Find increase in pulse duration for pulse through fused silica

[unseenmisfit]

Homework Statement

Find increase in pulse duration for 10 fs laser pulse going through 20 mm of fused silica
($\phi$$^{(2)}$)=361.626 fs$^{2}$ for 10 mm of fused silica)

Homework Equations

The Attempt at a Solution

I have no idea where to begin with this. Can anyone give me some equations or send me to a page that will help me out?

 

[rude man]

I had to do some research in for this so don't expect full understanding on my part:

The basis for the pulse stretching is the finite value of d²n/dλ² in the material. The method is to Fourier-transform the Gaussian electric field pulse and determine its phase spectrum. This gives the usual input-output relationship in terms of a magnitude (attenuation) and phase, both as functions of frequency ω. The transform is in terms of ω-ω_c:

E_out = E_in exp[-jø(ω-ω_c)]. ω_c is the carrier frequency and ω is the Fourier frequency variable.

For a given medium length there is a relation between the incoming pulse width and the outgoing pulse width which includes the coefficient ø₂ of the third term in a Taylor series expansion of the spectral phase around the carrier frequency ø(ω-ω_c). Thus the units of ø₂ are T² since ø₂ is the coefficient of the third-order variable (ω_c - ω)².

You obviously need this Δt_in → Δt_out formula and I can't give you that without violating forum rules. But you should be able to find it in your textbook or in the Internet as I did.

You're given ø₂ for 10 mm of fused silica and the incoming pulse width of 10 fs, so you can now find the output pulse width after passing thru 20 mm of fused silica.

Hint: ø₂ = k(ω)L, k(ω) = propagation constant and L = length of the material. Should make it easy to modify the output pulse width from the L=10 mm case to the L=20 mm one.

 

[unseenmisfit]

Okay now I see it in my notes, thank you. Just need someone to explain it.
So $\frac{∂}{∂ω}\frac{1}{v_{g}}$ at $ω_{0}$ is k(ω) and is a constant so $k(ω)*L*\pi/t_{in}=t_{out}$
$\frac{361.626 fs^{2}}{10 mm}*\frac{20 mm* \pi }{10 fs}=227.216 fs$ with the final answer being $227.216fs-10fs=217.216 fs$
Is that correct?

 

[rude man]

My hint was off. Sorry. Should have said ø₂ = k₂(ω)L, not k(ω)L.
But the rest of my post I think was right. Your computation of Δt_out might have been based on that error. Sorry again!
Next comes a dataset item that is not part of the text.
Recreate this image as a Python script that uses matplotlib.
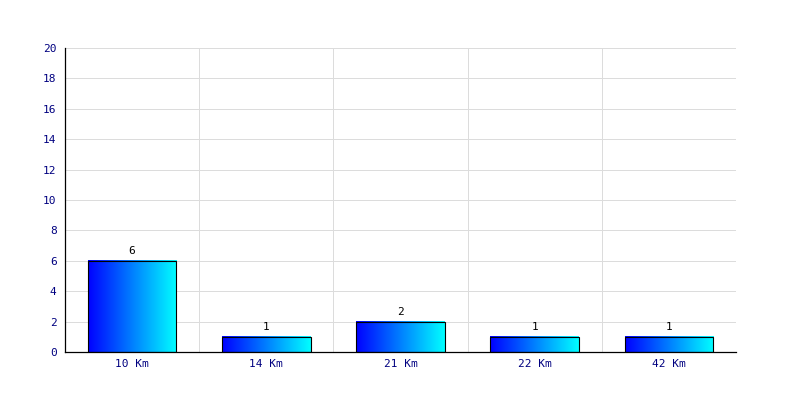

Anyway, the hint that was meant was simply that ø₂(20mm) = 2ø₂(10mm).

My answer for L=20mm was 200.777 fs if I did the math right. It also reduces to Δt_out = Δt_in if ø₂ = 0 fs² which is nice!

The theory involves ø₂ which you seemingly neglected. Your formula needs to account for the rate of dispersion with respect to λ (= d²n/dλ²) which is the basis for the pulse stretching phenomenon. That's where ø₂ comes in.

BTW since the problem asks for the increase in pulse duration I guess you should subtract 10 fs from my answer. Could you post the answer when you get it from the prof? Thanks.

 

[unseenmisfit]

This is what he sent out as the solution... but he wrote 362 instead of 361 so I don't know if he messed up his calculations

$\Delta T_{GDD} \approx \phi^{(2)} \Delta\omega = 362.626 fs^2 \times \frac {\pi}{10 fs} = 227.45 fs$
$Increase = 217.45 fs$

 

[rude man]

This is what he sent out as the solution... but he wrote 362 instead of 361 so I don't know if he messed up his calculations

$\Delta T_{GDD} \approx \phi^{(2)} \Delta\omega = 362.626 fs^2 \times \frac {\pi}{10 fs} = 227.45 fs$
$Increase = 217.45 fs$

Thanks. Does not quite jive with my formula. But when it comes to Gaussian pulses the definition of "pulse width" can vary among folks. In theory the output pulse never vanishes completely. Even if the input pulse has infinitely fast edges, the output gets blurred all the way to infinity. So depending on the cutoff criterion I guess you can get different answers. At least we were off by only about 10%.

My formula was more involved:
Δt_out = √{Δt_in⁴ + 16(ln2)²ø₂²}/Δt_in with ø₂(20mm) = 2ø₂(10mm). That's the total output pulse width so subtract the 10 fs input duration to get elongation.